A triangle has corners A, B, and C located at #(2 ,3 )#, #(3 ,5 )#, and #(4 , 2 )#, respectively. What are the endpoints and length of the altitude going through corner C?

To find the altitude going through corner C, we first need to determine the equation of the line containing side AB. Then, we can find the perpendicular line passing through corner C, which represents the altitude. Finally, we find the intersection point of these two lines, which will give us the endpoint of the altitude.

The equation of the line passing through points A(2,3) and B(3,5) can be found using the slope-intercept form (y = mx + b), where m is the slope and b is the y-intercept. The slope (m) of AB is (5 - 3) / (3 - 2) = 2.

Using point A(2,3) in the slope-intercept form equation: 3 = 2(2) + b. Solving for b gives us b = -1. Thus, the equation of line AB is y = 2x - 1.

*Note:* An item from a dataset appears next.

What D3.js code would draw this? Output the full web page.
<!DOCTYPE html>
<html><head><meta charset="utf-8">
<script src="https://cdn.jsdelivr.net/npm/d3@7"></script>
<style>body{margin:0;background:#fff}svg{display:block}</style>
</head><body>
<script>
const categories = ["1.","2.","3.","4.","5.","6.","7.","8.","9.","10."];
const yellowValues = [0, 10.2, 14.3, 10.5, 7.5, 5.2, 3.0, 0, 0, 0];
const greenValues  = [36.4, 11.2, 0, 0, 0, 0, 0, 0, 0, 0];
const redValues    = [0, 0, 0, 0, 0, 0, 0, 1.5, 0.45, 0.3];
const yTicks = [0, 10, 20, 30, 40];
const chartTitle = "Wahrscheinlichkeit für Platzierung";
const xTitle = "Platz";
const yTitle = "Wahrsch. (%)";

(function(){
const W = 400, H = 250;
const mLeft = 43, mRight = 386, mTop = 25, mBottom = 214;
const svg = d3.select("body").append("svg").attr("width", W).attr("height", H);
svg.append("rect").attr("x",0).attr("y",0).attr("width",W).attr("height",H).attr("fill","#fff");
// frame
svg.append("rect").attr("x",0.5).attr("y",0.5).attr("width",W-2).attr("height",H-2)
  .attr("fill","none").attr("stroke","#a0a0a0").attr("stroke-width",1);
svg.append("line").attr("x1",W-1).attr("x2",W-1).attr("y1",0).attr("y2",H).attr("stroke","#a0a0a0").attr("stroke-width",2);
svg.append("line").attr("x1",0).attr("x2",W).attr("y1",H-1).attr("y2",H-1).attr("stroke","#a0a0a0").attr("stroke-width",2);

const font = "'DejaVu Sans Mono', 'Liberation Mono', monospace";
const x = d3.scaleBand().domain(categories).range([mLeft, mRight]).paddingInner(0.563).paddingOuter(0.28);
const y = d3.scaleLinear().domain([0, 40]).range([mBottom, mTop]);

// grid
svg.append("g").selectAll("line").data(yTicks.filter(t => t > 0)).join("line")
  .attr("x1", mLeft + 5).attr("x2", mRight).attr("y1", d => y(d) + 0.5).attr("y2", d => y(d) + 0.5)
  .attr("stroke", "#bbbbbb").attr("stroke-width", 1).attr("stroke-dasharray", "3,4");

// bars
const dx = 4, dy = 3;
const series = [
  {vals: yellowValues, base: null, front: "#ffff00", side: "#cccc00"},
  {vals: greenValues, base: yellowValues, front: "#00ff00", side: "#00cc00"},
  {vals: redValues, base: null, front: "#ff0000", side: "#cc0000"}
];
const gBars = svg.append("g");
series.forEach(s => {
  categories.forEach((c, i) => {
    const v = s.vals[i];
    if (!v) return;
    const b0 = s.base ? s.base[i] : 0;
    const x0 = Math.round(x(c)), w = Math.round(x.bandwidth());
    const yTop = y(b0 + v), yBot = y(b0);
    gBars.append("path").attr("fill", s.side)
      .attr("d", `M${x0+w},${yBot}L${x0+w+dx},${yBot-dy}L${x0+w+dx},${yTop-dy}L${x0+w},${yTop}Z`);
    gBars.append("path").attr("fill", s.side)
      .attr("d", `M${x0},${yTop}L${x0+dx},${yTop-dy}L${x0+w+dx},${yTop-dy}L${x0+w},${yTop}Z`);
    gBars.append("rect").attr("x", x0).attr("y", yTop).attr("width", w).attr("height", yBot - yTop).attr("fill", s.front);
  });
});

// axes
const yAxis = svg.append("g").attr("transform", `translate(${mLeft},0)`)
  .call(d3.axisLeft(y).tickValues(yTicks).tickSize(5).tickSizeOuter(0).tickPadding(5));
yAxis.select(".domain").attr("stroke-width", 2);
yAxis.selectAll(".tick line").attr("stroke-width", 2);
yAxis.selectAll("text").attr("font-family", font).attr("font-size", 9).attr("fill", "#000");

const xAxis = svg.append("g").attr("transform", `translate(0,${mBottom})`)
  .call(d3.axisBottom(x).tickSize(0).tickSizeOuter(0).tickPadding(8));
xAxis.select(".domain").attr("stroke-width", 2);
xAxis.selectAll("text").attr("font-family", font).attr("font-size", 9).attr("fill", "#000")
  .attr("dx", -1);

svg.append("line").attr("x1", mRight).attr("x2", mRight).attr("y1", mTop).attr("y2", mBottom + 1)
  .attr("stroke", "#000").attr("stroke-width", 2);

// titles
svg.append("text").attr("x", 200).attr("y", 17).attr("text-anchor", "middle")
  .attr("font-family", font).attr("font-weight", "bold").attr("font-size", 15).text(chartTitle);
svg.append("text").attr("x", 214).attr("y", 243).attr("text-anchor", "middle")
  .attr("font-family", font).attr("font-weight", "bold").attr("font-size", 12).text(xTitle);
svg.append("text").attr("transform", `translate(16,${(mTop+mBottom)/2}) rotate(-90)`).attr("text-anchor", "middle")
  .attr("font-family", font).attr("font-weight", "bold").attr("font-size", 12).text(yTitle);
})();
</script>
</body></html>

The altitude passing through point C(4,2) must be perpendicular to line AB. Therefore, the slope of the altitude is the negative reciprocal of the slope of line AB, which is -1/2.

Using point C(4,2) and the slope-intercept form, we find the equation of the altitude: 2 = (-1/2)(4) + b. Solving for b gives us b = 4.

Thus, the equation of the altitude passing through point C is y = (-1/2)x + 4.

To find the endpoint of the altitude, we need to find the intersection point of the altitude and line AB. We solve the system of equations formed by the equations of the altitude and line AB.

Substituting y = 2x - 1 into y = (-1/2)x + 4, we get:

2x - 1 = (-1/2)x + 4. Solving for x gives us x = 2.

Substituting x = 2 into the equation of line AB gives us y = 2(2) - 1 = 3.

Therefore, the endpoint of the altitude is (2,3).

To find the length of the altitude, we calculate the distance between point C(4,2) and the endpoint (2,3) using the distance formula:

Distance = sqrt((x2 - x1)^2 + (y2 - y1)^2) = sqrt((2 - 4)^2 + (3 - 2)^2) = sqrt((-2)^2 + (1)^2) = sqrt(4 + 1) = sqrt(5).

So, the length of the altitude going through corner C is sqrt(5).